[85] Dynamic Head: Unifying Object Detection Heads with Attentions

TL;DR

task : object detection
problem : 이전의 연구들은 1) scale-aware : image pyramid, feature pyramid ... 2) spatial-aware : convolution, deformable conv ... 3) task-aware : od with segmentation, two-stage, FCOS(center instead of bbox) ... 한 각각을 개선하는 연구들을 냈지만 세개를 모두 잘 하고자하는 논문은 없었다!
idea : L(=num of feature level) x S(=spatial.

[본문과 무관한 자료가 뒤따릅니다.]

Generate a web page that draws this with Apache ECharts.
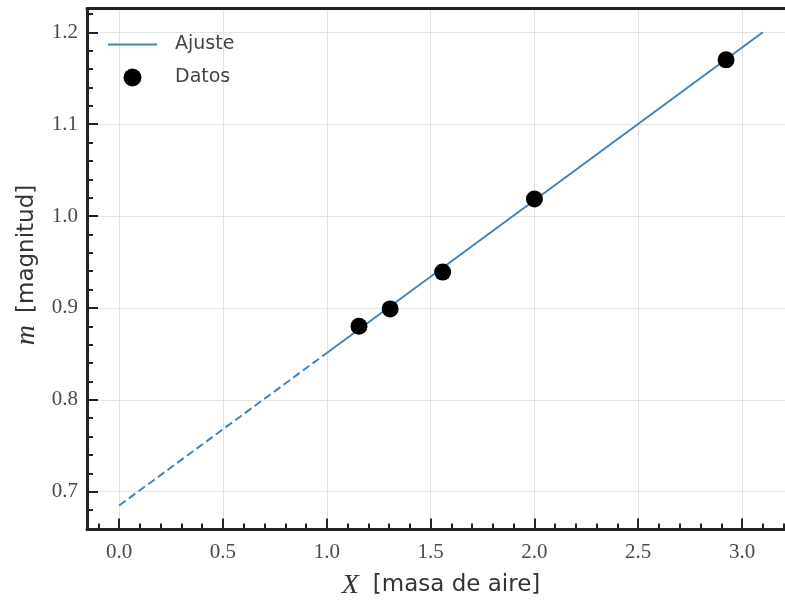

W x H) x C(=num of channel, task) 차원에 대해 각각 attention을 걸어주자!
architecture : scale은 1x1 conv에 hard sigmoid -> spatial은 deformable attention 사용 -> task는 c번째 채널 슬라이싱해서 max를 통해 해당 태스크에 on-off 되도록 설정. 이 dynamic head attention을 2-stage나 one-stage에 중간에 끼워넣으면 어디에나 넣을 수 있음.
objective : object detection loss
baseline : Mask-RCNN, Cascade-RCNN, FCOS, ATSS, BorderDet, DETR, ...
data : MS-COCO
result : object detection 모델에 DyHead를 적용하면 성능이 무조건 좋아짐. 거의 SOTA.
contribution : attention을 각 차원에 대해 하면서 다양화.
limitation or 이해 안되는 부분 : 정확히 3번의 attention 결과물의 shape이 그려지진 않넹

이게 보통의 self-attention이라고 한다면 이럻게 L, S, C에 대해 각각 attention하는게 dynamic head!

deformable attention 사용.

$F_c$ : feature map에서 c번째 채널 슬라이싱한거
$\theta$ : L x S차원에 대해 Global average pooling하고 2 fcn -> normalizing -> sigmoid로 thesholding 구현되어있음 (수식에 생략된듯?)
$\alpha$, $\beta$ : 위의 activation thesholding function $theta$의 output.

one stage detector cls subnetwork와 bbox regressor는 매우 다르게 행동한다는 선행연구. 이러한 conventional approach와 다르게 backbone에 Unified branch로 cls, bbox를 예측함. 이는 DyHead덕분!
two stage detector RoI pooling 하기 전에 DyHead 적용